Exercise instructions ▸
Take the lines from the head of the listing through the one bearing "const base0 = 309;" and copy them exactly, leaving every picture out.

Material for the task ▸

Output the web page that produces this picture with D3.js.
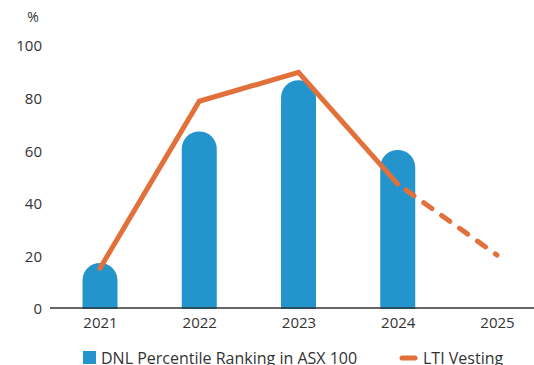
<!DOCTYPE html>
<html>
<head>
<meta charset="utf-8">
<script src="https://cdn.jsdelivr.net/npm/d3@7"></script>
<style>
  body { margin: 0; background: #fff; }
  text { font-family: "Open Sans", sans-serif; fill: #333; }
</style>
</head>
<body>
<div id="chartContainer"></div>
<script>
// Data
const years = ["2021", "2022", "2023", "2024", "2025"];
const rankingYears = ["2021", "2022", "2023", "2024"];
const rankingValues = [17.5, 67.5, 87, 60.5];
const vestingYears = ["2021", "2022", "2023", "2024", "2025"];
const vestingValues = [15.5, 79, 90, 47.5, 20.5];
const vestingActualCount = 4; // solid up to 2024, dashed to 2025
const yTicks = [0, 20, 40, 60, 80, 100];

function createChart() {
    const width = 534;
    const height = 365;
    const marginLeft = 50;
    const marginRight = 0;
    const top100 = 46;
    const base0 = 309;

    const x = d3.scalePoint()
        .domain(years)
        .range([100, 497]);

    const y = d3.scaleLinear()
        .domain([0, 100])
        .range([base0, top100]);

    const svg = d3.create("svg")
        .attr("viewBox", [0, 0, width, height])
        .attr("width", width)
        .attr("height", height);

    // Y axis labels only
    const yAxis = g => g
        .attr("transform", `translate(${marginLeft - 8},0)`)
        .call(d3.axisLeft(y).tickValues(yTicks).tickSize(0).tickPadding(0))
        .call(g => g.select(".domain").remove())
        .call(g => g.selectAll("text")
            .attr("font-size", 15)
            .attr("font-family", "Open Sans, sans-serif")
            .attr("fill", "#333"));
    svg.append("g").call(yAxis);

    svg.append("text")
        .attr("x", 33)
        .attr("y", 22)
        .attr("text-anchor", "middle")
        .attr("font-size", 14)
        .text("%");

    // Bars with rounded tops
    const bw = 35;
    const r = bw / 2;
    svg.append("g")
        .selectAll("path")
        .data(rankingYears.map((d, i) => ({year: d, value: rankingValues[i]})))
        .join("path")
        .attr("fill", "#2394cc")
        .attr("d", d => {
            const x0 = x(d.year) - bw / 2;
            const yt = y(d.value);
            const yb = y(0);
            return `M${x0},${yb} L${x0},${yt + r} A${r},${r} 0 0 1 ${x0 + bw},${yt + r} L${x0 + bw},${yb} Z`;
        });

    // X axis
    const xAxis = g => g
        .attr("transform", `translate(0,${base0 - 1})`)
        .call(d3.axisBottom(x).tickSize(0).tickPadding(9))
        .call(g => g.select(".domain")
            .attr("d", `M${marginLeft},0H${width - marginRight}`)
            .attr("stroke", "#333")
            .attr("stroke-width", 1.5))
        .call(g => g.selectAll("text")
            .attr("font-size", 15)
            .attr("font-family", "Open Sans, sans-serif")
            .attr("fill", "#333"));
    svg.append("g").call(xAxis);

    // LTI Vesting line
    const pts = vestingYears.map((d, i) => [x(d), y(vestingValues[i])]);
    const line = d3.line();
    svg.append("path")
        .attr("d", line(pts.slice(0, vestingActualCount)))
        .attr("fill", "none")
        .attr("stroke", "#e2703a")
        .attr("stroke-width", 5)
        .attr("stroke-linejoin", "miter")
        .attr("stroke-linecap", "round");
    svg.append("path")
        .attr("d", line(pts.slice(vestingActualCount - 1)))
        .attr("fill", "none")
        .attr("stroke", "#e2703a")
        .attr("stroke-width", 5)
        .attr("stroke-dasharray", "10,12")
        .attr("stroke-dashoffset", -10)
        .attr("stroke-linecap", "round");

    // Legend (cut off at the bottom edge, as in the original)
    const legend = svg.append("g");
    legend.append("rect")
        .attr("x", 83).attr("y", 351)
        .attr("width", 13).attr("height", 13)
        .attr("fill", "#2394cc");
    legend.append("text")
        .attr("x", 101).attr("y", 364)
        .attr("font-size", 16)
        .text("DNL Percentile Ranking in ASX 100");
    legend.append("line")
        .attr("x1", 402).attr("x2", 415)
        .attr("y1", 358).attr("y2", 358)
        .attr("stroke", "#e2703a")
        .attr("stroke-width", 5)
        .attr("stroke-linecap", "round");
    legend.append("text")
        .attr("x", 423).attr("y", 364)
        .attr("font-size", 16)
        .text("LTI Vesting");

    return svg.node();
}

document.getElementById("chartContainer").appendChild(createChart());
</script>
</body>
</html>
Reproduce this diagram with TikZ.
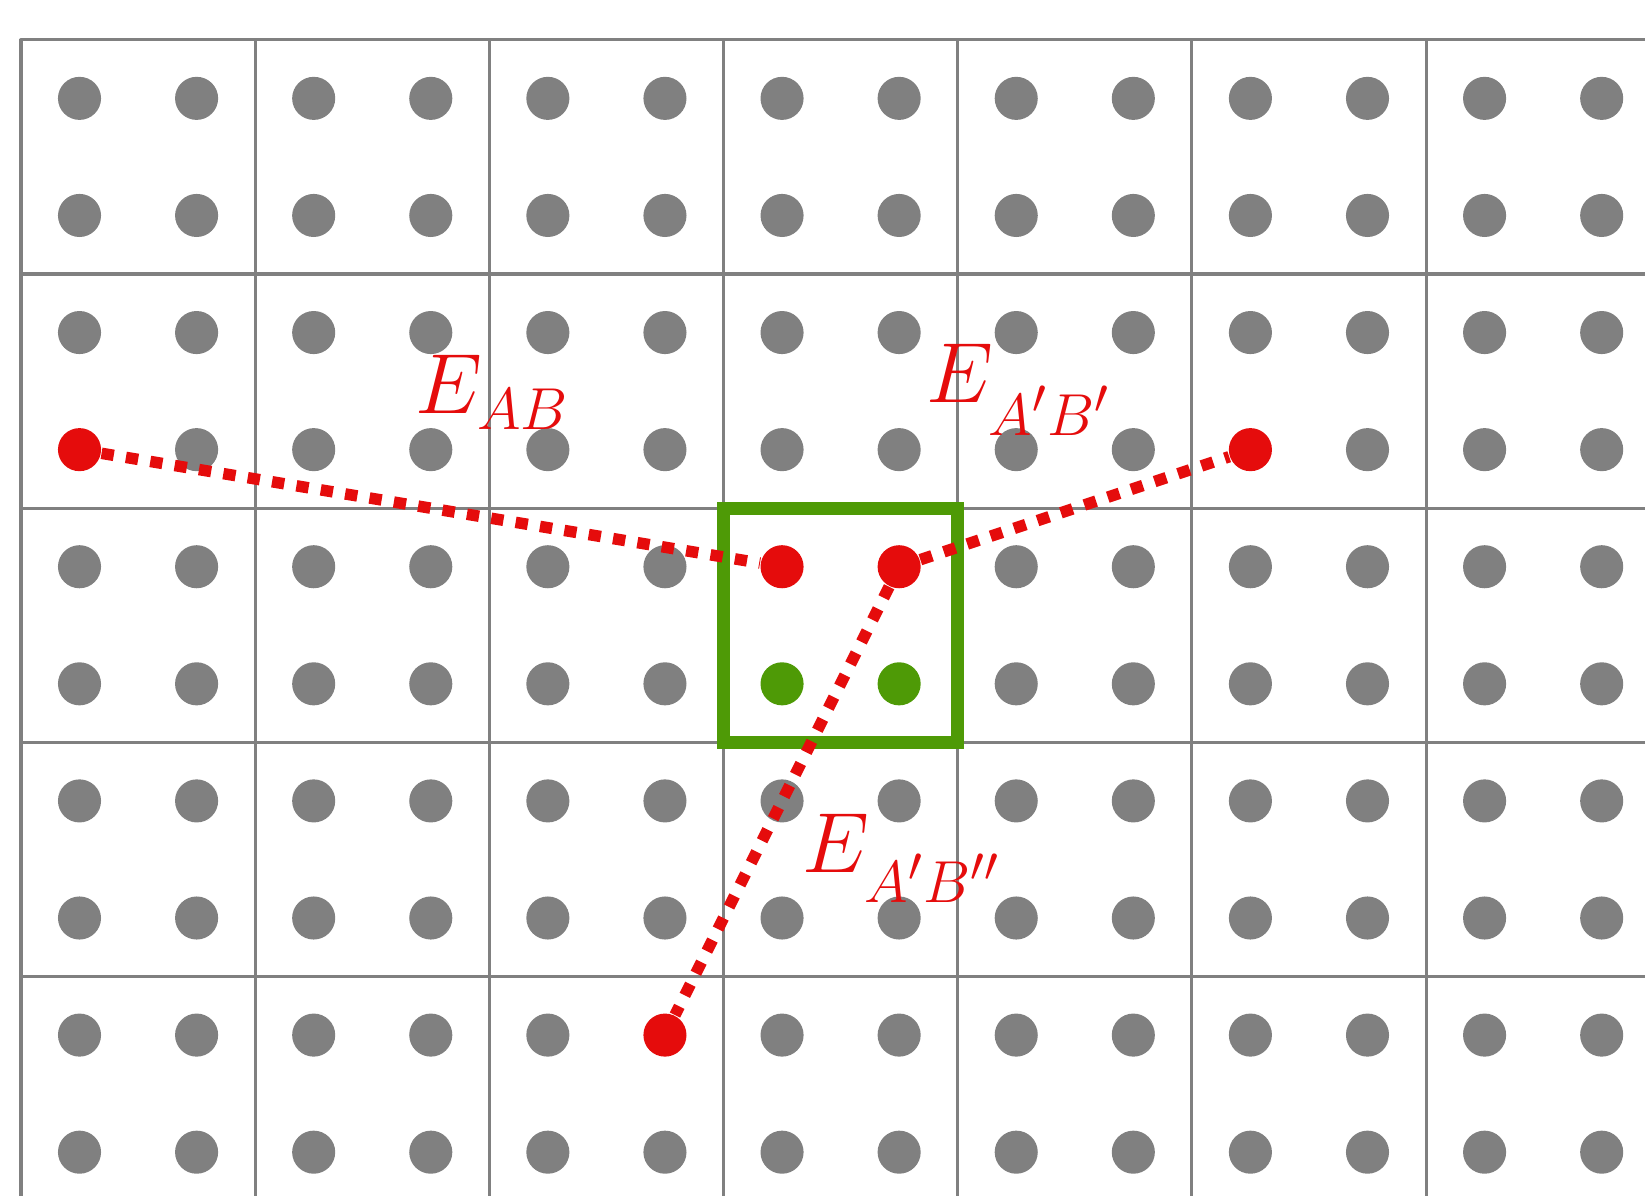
\documentclass[tikz,border=0pt]{standalone}
\definecolor{dotgray}{RGB}{128,128,128}
\definecolor{myred}{RGB}{229,12,12}
\definecolor{mygreen}{RGB}{78,154,6}
\tikzset{
  pt/.style={circle,inner sep=0pt,minimum size=0.368cm,fill=#1},
  gridline/.style={dotgray,line width=0.75pt,line join=round},
  link/.style={myred,line width=2.8pt,dash pattern=on 3pt off 3pt},
  lbl/.style={text=myred,inner sep=0pt,anchor=base west,font=\huge}
}
\newcommand{\lowsub}[2]{\lower#1\hbox{$\scriptstyle #2$}}
\begin{document}
\begin{tikzpicture}
\useasboundingbox (-0.179,0.34) rectangle (13.87,-9.87);
\clip (-0.179,0.34) rectangle (13.87,-9.87);
% grid
\draw[gridline] (0,-10.3) -- (0,0) -- (14.3,0);
\foreach \x in {2,4,...,12} \draw[gridline] (\x,0) -- (\x,-10.3);
\foreach \y in {-2,-4,...,-8} \draw[gridline] (0,\y) -- (14.3,\y);
% gray dots
\foreach \i in {0,...,13} {
  \foreach \j in {0,...,9} {
    \pgfmathtruncatemacro{\isspec}{((\i==0)&&(\j==3))||((\i==6)&&((\j==4)||(\j==5)))||((\i==7)&&((\j==4)||(\j==5)))||((\i==10)&&(\j==3))||((\i==5)&&(\j==8))}
    \ifnum\isspec=0 \node[pt=dotgray] (g-\i-\j) at (\i+0.5,-\j-0.5) {};\fi
  }
}
% green box
\node[draw=mygreen,line width=3.2pt,minimum size=2cm,inner sep=0pt] (box) at (7,-5) {};
% coloured dots
\node[pt=myred] (a) at (0.5,-3.5) {};
\node[pt=myred] (b) at (6.5,-4.5) {};
\node[pt=myred] (c) at (7.5,-4.5) {};
\node[pt=myred] (d) at (10.5,-3.5) {};
\node[pt=myred] (e) at (5.5,-8.5) {};
\node[pt=mygreen] (f) at (6.5,-5.5) {};
\node[pt=mygreen] (h) at (7.5,-5.5) {};
% links
\draw[link] (a) -- (b);
\draw[link] (c) -- (d);
\draw[link] (c) -- (e);
% labels
\node[lbl] (l1) at (3.36,-3.19) {$E_{\lowsub{0.8pt}{AB}}$};
\node[lbl] (l2) at (7.73,-3.10) {$E_{\lowsub{4.8pt}{A'B'}}$};
\node[lbl] (l3) at (6.67,-7.11) {$E_{\lowsub{4.3pt}{A'B''}}$};
\end{tikzpicture}
\end{document}
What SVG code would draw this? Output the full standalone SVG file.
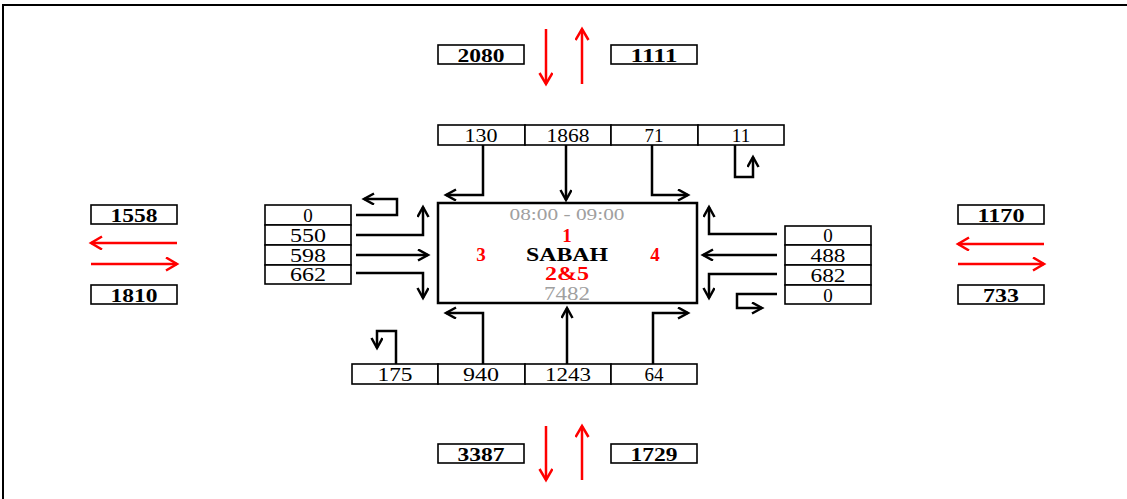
<svg xmlns="http://www.w3.org/2000/svg" width="1127" height="499" viewBox="0 0 1127 499">
<style>
.bx{fill:#fff;stroke:#000;stroke-width:1.6}
.t{font-family:"Liberation Serif","Times New Roman",serif;font-size:19px;text-anchor:middle;dominant-baseline:central;fill:#000}
.b{font-weight:bold}
.r{fill:#ff0000;font-weight:bold}
.g{fill:#a0a0a0}
.ar{fill:none;stroke:#000;stroke-width:2.5;marker-end:url(#ah)}
.rr{fill:none;stroke:#ff0000;stroke-width:2.5;marker-end:url(#rh)}
</style>
<defs>
<marker id="ah" markerUnits="userSpaceOnUse" markerWidth="14" markerHeight="14" refX="11" refY="6" orient="auto">
<path d="M1,0.5 L11,6 L1,11.5" fill="none" stroke="#000" stroke-width="2.5"/>
</marker>
<marker id="rh" markerUnits="userSpaceOnUse" markerWidth="16" markerHeight="16" refX="12" refY="7" orient="auto">
<path d="M1,0.5 L12,7 L1,13.5" fill="none" stroke="#ff0000" stroke-width="2.5"/>
</marker>
</defs>
<rect width="1127" height="499" fill="#fff"/>
<g id="frame"><path d="M3,499 V5 H1127" fill="none" stroke="#000" stroke-width="2"/></g>

<g id="total-top">
<rect class="bx" x="438" y="45" width="86" height="19"/><text class="t b" x="481" y="55" textLength="47" lengthAdjust="spacingAndGlyphs">2080</text>
<rect class="bx" x="611" y="45" width="86" height="19"/><text class="t b" x="654" y="55" textLength="47" lengthAdjust="spacingAndGlyphs">1111</text>
</g>
<g id="total-bottom">
<rect class="bx" x="438" y="444" width="86" height="19"/><text class="t b" x="481" y="454" textLength="47" lengthAdjust="spacingAndGlyphs">3387</text>
<rect class="bx" x="611" y="444" width="86" height="19"/><text class="t b" x="654" y="454" textLength="47" lengthAdjust="spacingAndGlyphs">1729</text>
</g>
<g id="total-left">
<rect class="bx" x="91" y="205" width="86" height="19"/><text class="t b" x="134" y="215" textLength="47" lengthAdjust="spacingAndGlyphs">1558</text>
<rect class="bx" x="91" y="285" width="86" height="19"/><text class="t b" x="134" y="295" textLength="47" lengthAdjust="spacingAndGlyphs">1810</text>
</g>
<g id="total-right">
<rect class="bx" x="958" y="205" width="86" height="19"/><text class="t b" x="1001" y="215" textLength="47" lengthAdjust="spacingAndGlyphs">1170</text>
<rect class="bx" x="958" y="285" width="86" height="19"/><text class="t b" x="1001" y="295" textLength="36" lengthAdjust="spacingAndGlyphs">733</text>
</g>

<g id="north-arm">
<rect class="bx" x="438" y="125" width="87" height="20"/><text class="t" x="481" y="135" textLength="33" lengthAdjust="spacingAndGlyphs">130</text>
<rect class="bx" x="525" y="125" width="86" height="20"/><text class="t" x="568" y="135" textLength="43" lengthAdjust="spacingAndGlyphs">1868</text>
<rect class="bx" x="611" y="125" width="87" height="20"/><text class="t" x="654" y="135">71</text>
<rect class="bx" x="698" y="125" width="86" height="20"/><text class="t" x="741" y="135">11</text>
</g>
<g id="south-arm">
<rect class="bx" x="352" y="364" width="86" height="20"/><text class="t" x="395" y="374" textLength="35" lengthAdjust="spacingAndGlyphs">175</text>
<rect class="bx" x="438" y="364" width="87" height="20"/><text class="t" x="481" y="374" textLength="36" lengthAdjust="spacingAndGlyphs">940</text>
<rect class="bx" x="525" y="364" width="86" height="20"/><text class="t" x="568" y="374" textLength="46" lengthAdjust="spacingAndGlyphs">1243</text>
<rect class="bx" x="611" y="364" width="86" height="20"/><text class="t" x="654" y="374">64</text>
</g>
<g id="west-arm">
<rect class="bx" x="265" y="205" width="86" height="20"/><text class="t" x="308" y="215">0</text>
<rect class="bx" x="265" y="225" width="86" height="20"/><text class="t" x="308" y="235" textLength="36" lengthAdjust="spacingAndGlyphs">550</text>
<rect class="bx" x="265" y="245" width="86" height="20"/><text class="t" x="308" y="255" textLength="36" lengthAdjust="spacingAndGlyphs">598</text>
<rect class="bx" x="265" y="265" width="86" height="19"/><text class="t" x="308" y="274" textLength="36" lengthAdjust="spacingAndGlyphs">662</text>
</g>
<g id="east-arm">
<rect class="bx" x="785" y="226" width="86" height="19"/><text class="t" x="828" y="235">0</text>
<rect class="bx" x="785" y="245" width="86" height="20"/><text class="t" x="828" y="255" textLength="35" lengthAdjust="spacingAndGlyphs">488</text>
<rect class="bx" x="785" y="265" width="86" height="20"/><text class="t" x="828" y="275" textLength="35" lengthAdjust="spacingAndGlyphs">682</text>
<rect class="bx" x="785" y="285" width="86" height="19"/><text class="t" x="828" y="295">0</text>
</g>

<g id="center">
<rect x="438" y="203" width="259" height="100" fill="#fff" stroke="#000" stroke-width="2.5"/>
<text class="t g" x="567" y="214" style="font-size:16px" textLength="115" lengthAdjust="spacingAndGlyphs">08:00 - 09:00</text>
<text class="t r" x="567" y="235">1</text>
<text class="t r" x="481" y="254">3</text>
<text class="t b" x="567" y="254" textLength="82" lengthAdjust="spacingAndGlyphs">SABAH</text>
<text class="t r" x="655" y="254">4</text>
<text class="t r" x="567" y="273" textLength="44" lengthAdjust="spacingAndGlyphs">2&amp;5</text>
<text class="t g" x="567" y="293" textLength="46" lengthAdjust="spacingAndGlyphs">7482</text>
</g>

<g id="connectors">
<path class="ar" d="M483,145 V195 H446"/>
<path class="ar" d="M566,145 V200"/>
<path class="ar" d="M652,145 V195 H688"/>
<path class="ar" d="M735,145 V177 H753 V157"/>

<path class="ar" d="M356,215 H397 V199 H364"/>
<path class="ar" d="M356,235 H423 V207"/>
<path class="ar" d="M356,255 H428"/>
<path class="ar" d="M356,273 H423 V298"/>

<path class="ar" d="M777,234 H709 V207"/>
<path class="ar" d="M777,255 H703"/>
<path class="ar" d="M777,274 H709 V298"/>
<path class="ar" d="M777,294 H737 V308 H762"/>

<path class="ar" d="M396,364 V331 H377 V348"/>
<path class="ar" d="M483,364 V313 H446"/>
<path class="ar" d="M567,364 V308"/>
<path class="ar" d="M653,364 V313 H688"/>

<path class="rr" d="M546,29 V84"/>
<path class="rr" d="M582,84 V29"/>
<path class="rr" d="M546,426 V480"/>
<path class="rr" d="M582,480 V426"/>
<path class="rr" d="M177,243 H91"/>
<path class="rr" d="M91,264 H177"/>
<path class="rr" d="M1044,244 H958"/>
<path class="rr" d="M958,264 H1044"/>
</g>
</svg>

Answer below ▸
Output the web page that produces this picture with D3.js.
<!DOCTYPE html>
<html>
<head>
<meta charset="utf-8">
<script src="https://cdn.jsdelivr.net/npm/d3@7"></script>
<style>
  body { margin: 0; background: #fff; }
  text { font-family: "Open Sans", sans-serif; fill: #333; }
</style>
</head>
<body>
<div id="chartContainer"></div>
<script>
// Data
const years = ["2021", "2022", "2023", "2024", "2025"];
const rankingYears = ["2021", "2022", "2023", "2024"];
const rankingValues = [17.5, 67.5, 87, 60.5];
const vestingYears = ["2021", "2022", "2023", "2024", "2025"];
const vestingValues = [15.5, 79, 90, 47.5, 20.5];
const vestingActualCount = 4; // solid up to 2024, dashed to 2025
const yTicks = [0, 20, 40, 60, 80, 100];

function createChart() {
    const width = 534;
    const height = 365;
    const marginLeft = 50;
    const marginRight = 0;
    const top100 = 46;
    const base0 = 309;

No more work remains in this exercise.